SAVANNAH — The MOL Benefactor was the first vessel to call on Savannah through the new locks of the expanded Panama Canal. At a capacity of 10,100 20-foot equivalent container units, the Benefactor docked at Georgia Ports Authority’s Garden City terminal July 13. It is the largest ship ever to call the Port of Savannah, according to a GPA news release.

The container ship, which was scheduled to move more than 3,000 containers, is also the first Savannah call of the G6 Alliance’s new NYX service. The East Coast rotation of the new service includes the ports of New York/New Jersey, Virginia and Savannah, exclusively deploying vessels in the 10,000-TEU range.

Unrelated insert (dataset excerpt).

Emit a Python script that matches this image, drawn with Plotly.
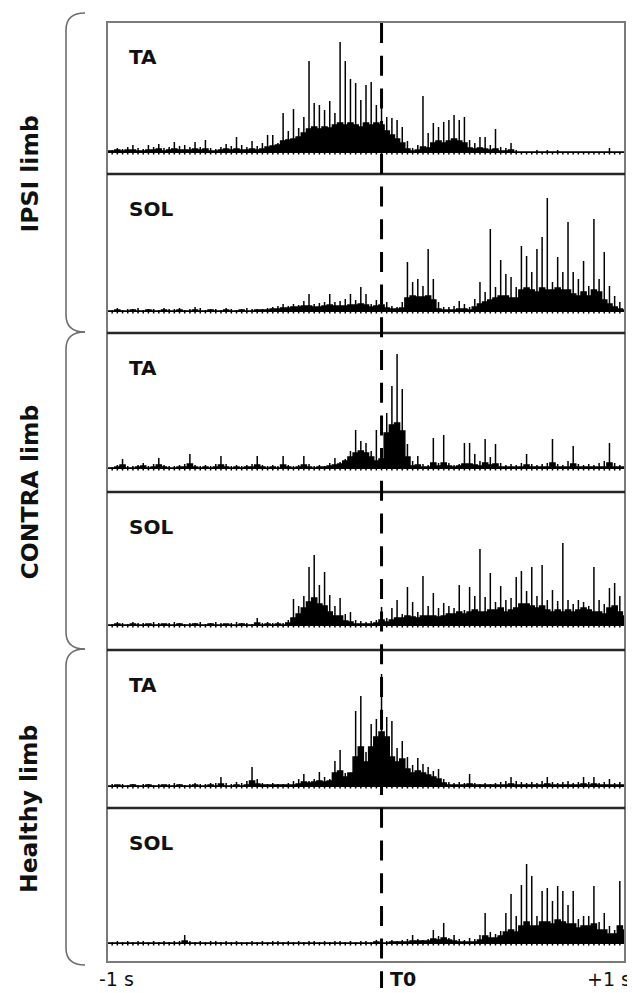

"The arrival of the MOL Benefactor today ushers in a new era of larger vessels and services that will increase capacity, volumes and economic opportunities for Georgia and this region," said Griff Lynch, GPA’s executive director. "GPA is well-positioned to handle the larger vessels and greater volumes due to the scale and scope of our operations."

GPA plans to add cranes to its current fleet.

"Over the next six months to a year, we expect a higher ratio of 8,000- to 10,000-TEU container ships among our vessels calls. Within two years, we expect market shifts to send 12,000-TEU vessels to the U.S. East Coast," Lynch added.

To better accommodate the larger vessels, the Savannah Harbor Expansion Project will deepen the inner harbor to 47 feet and the outer harbor to 49 feet at mean low water. The outer portion of the harbor is now 15 percent complete with work progressing daily.

The Benefactor’s next stop is Manzanillo International Terminal in Panama. MOL stands for Mutsui O.S.K. Lines.